Omdat de coronacrisis met de beperkende maatregelen nog voortduurt, kan de rechtencheck nog niet worden uitgevoerd als beoogd. Daarmee komt mogelijk de verwachte besparing (jaarlijks €540.000 vanaf 2023) voor een deel in het gedrang. Onderzocht wordt dan ook wanneer het project alsnog kan worden uitgevoerd of dat het project op een andere wijze kan worden uitgevoerd, waarbij er naar alternatieven voor het persoonlijk gesprek met alle bijstandsgerechtigden wordt gezocht. Echter, ook hierbij geldt dat dit mogelijk consequenties heeft voor de verwachte uitgaven en besparingen. De kracht van het project zit in de persoonlijke aanpak; een gewijzigde uitvoering van het project kan uiteindelijk minder effectief zijn.
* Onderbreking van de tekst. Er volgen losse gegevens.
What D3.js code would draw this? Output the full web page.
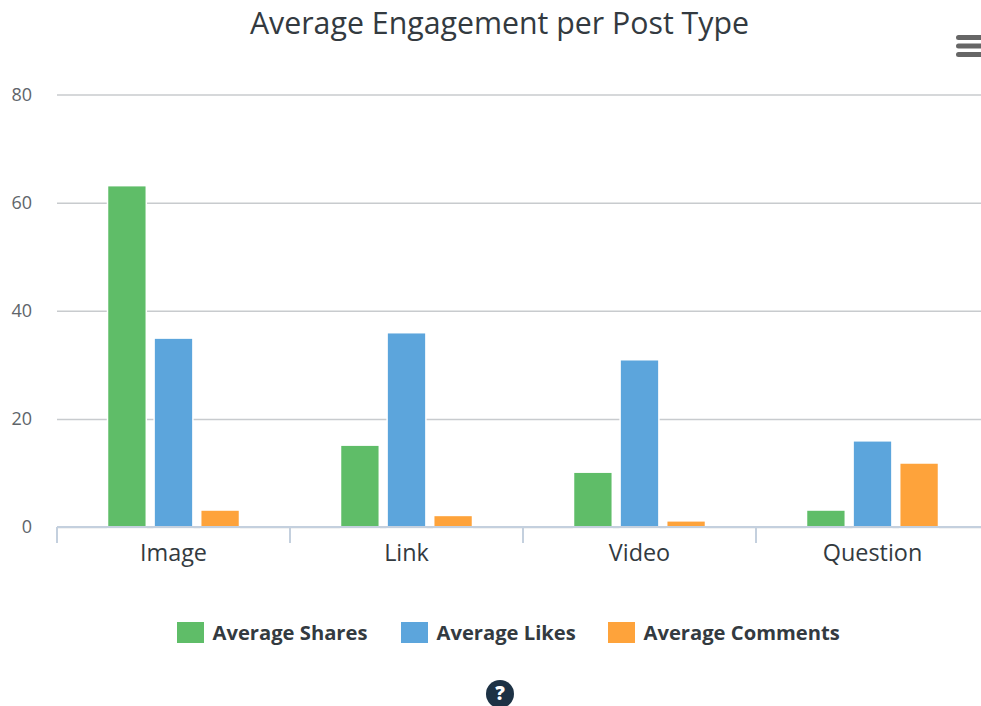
<!DOCTYPE html>
<html>
<head>
<meta charset="utf-8">
<title>Average Engagement per Post Type</title>
<script src="https://cdn.jsdelivr.net/npm/d3@7/dist/d3.min.js"></script>
<style>
    html, body { margin: 0; padding: 0; background: #fff; overflow: hidden; }
    svg { display: block; font-family: "Open Sans", sans-serif; }
</style>
</head>
<body>
<svg id="chart" width="981" height="706"></svg>
<script>
var categories = ['Image', 'Link', 'Video', 'Question'];
var seriesNames = ['Average Shares', 'Average Likes', 'Average Comments'];
var seriesColors = ['#5fbd68', '#5ca5dc', '#fea33b'];
var averageShares = [63, 15, 10, 3];
var averageLikes = [34.8, 35.8, 30.8, 15.8];
var averageComments = [3, 2, 1, 11.7];
var seriesValues = [averageShares, averageLikes, averageComments];
var yTicks = [0, 20, 40, 60, 80];

var svg = d3.select('#chart');
var plotLeft = 57, plotRight = 989, plotTop = 94.5, plotBottom = 527;
var textColor = '#333a40';
var axisColor = '#c4d0de';

var scaleX = d3.scaleBand()
    .domain(categories)
    .range([plotLeft, plotRight]);

var groupPad = scaleX.bandwidth() * 0.2;

var scaleSeries = d3.scaleBand()
    .domain(seriesNames)
    .range([groupPad, scaleX.bandwidth() - groupPad])
    .paddingInner(0.2)
    .paddingOuter(0.1);

var scaleY = d3.scaleLinear()
    .domain([0, 80])
    .range([plotBottom, plotTop]);

svg.append('text')
    .attr('x', 499.5)
    .attr('y', 34)
    .attr('text-anchor', 'middle')
    .attr('font-size', 30.3)
    .attr('fill', textColor)
    .text('Average Engagement per Post Type');

// gridlines and y labels
var yAxis = svg.append('g')
    .attr('transform', 'translate(' + plotLeft + ',0)')
    .call(d3.axisLeft(scaleY).tickValues(yTicks).tickSize(-(plotRight - plotLeft)).tickPadding(25));
yAxis.select('.domain').remove();
yAxis.selectAll('line')
    .attr('stroke', '#c8cbce')
    .attr('stroke-width', 1.5);
yAxis.selectAll('text')
    .attr('font-family', '"Open Sans", sans-serif')
    .attr('font-size', 18)
    .attr('fill', '#60656a');

// bars, the white halo breaks the gridlines next to each bar
var groups = svg.selectAll('g.series')
    .data(seriesNames)
    .enter().append('g')
    .attr('class', 'series')
    .attr('fill', function (d, i) { return seriesColors[i]; });

groups.selectAll('rect')
    .data(function (d, i) {
        return categories.map(function (c, j) {
            return { category: c, name: d, value: seriesValues[i][j] };
        });
    })
    .enter().append('rect')
    .attr('x', function (d) { return scaleX(d.category) + scaleSeries(d.name); })
    .attr('y', function (d) { return scaleY(d.value); })
    .attr('width', scaleSeries.bandwidth())
    .attr('height', function (d) { return scaleY(0) - scaleY(d.value); })
    .attr('stroke', '#fff')
    .attr('stroke-width', 3)
    .attr('paint-order', 'stroke');

// x axis, ticks sit on the category edges
var xAxis = svg.append('g')
    .attr('transform', 'translate(0,' + plotBottom + ')')
    .call(d3.axisBottom(scaleX).tickSize(0).tickPadding(17));
xAxis.select('.domain').remove();
xAxis.selectAll('text')
    .attr('font-family', '"Open Sans", sans-serif')
    .attr('font-size', 23.4)
    .attr('fill', textColor);

xAxis.append('line')
    .attr('x1', plotLeft)
    .attr('x2', plotRight)
    .attr('stroke', axisColor)
    .attr('stroke-width', 2);

xAxis.selectAll('line.edge')
    .data(categories.concat(['end']))
    .enter().append('line')
    .attr('class', 'edge')
    .attr('x1', function (d) { return d === 'end' ? plotRight : scaleX(d); })
    .attr('x2', function (d) { return d === 'end' ? plotRight : scaleX(d); })
    .attr('y1', 0)
    .attr('y2', 16)
    .attr('stroke', axisColor)
    .attr('stroke-width', 2);

// legend
var legendX = [177, 401, 608];
var legend = svg.selectAll('g.legend')
    .data(seriesNames)
    .enter().append('g')
    .attr('class', 'legend')
    .attr('transform', function (d, i) { return 'translate(' + legendX[i] + ',622)'; });

legend.append('rect')
    .attr('width', 27)
    .attr('height', 21)
    .attr('fill', function (d, i) { return seriesColors[i]; });

legend.append('text')
    .attr('x', 35.5)
    .attr('y', 18)
    .attr('font-size', 20.2)
    .attr('font-weight', 700)
    .attr('fill', textColor)
    .text(function (d) { return d; });

// context menu icon
var menu = svg.append('g').attr('fill', '#666');
[0, 1, 2].forEach(function (i) {
    menu.append('rect')
        .attr('x', 956)
        .attr('y', 35 + i * 8.5)
        .attr('width', 30)
        .attr('height', 5)
        .attr('rx', 2.5);
});

// help icon
svg.append('circle')
    .attr('cx', 500)
    .attr('cy', 694)
    .attr('r', 14)
    .attr('fill', '#1d3245');
svg.append('text')
    .attr('x', 500)
    .attr('y', 700)
    .attr('text-anchor', 'middle')
    .attr('font-size', 19)
    .attr('font-weight', 800)
    .attr('fill', '#fff')
    .text('?');
</script>
</body>
</html>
Aanbesteding collectief en leerlingen- en jeugdvervoer CO2 uitstoot
Op 2 augustus 2021 treeft de Europese richtlijn schone en energiezuinige voertuigen (Clean Vehicles Directive) in werking.. Deze richtlijn is ook van toepassing op de aanbesteding van het Leerlingen- en jeugdvervoer van onze gemeente die gepland staat voor 2021 en 2022 zal waarschijnlijk zorgen voor hogere kosten. De exacte omvang hiervan is nu nog niet in te schatten.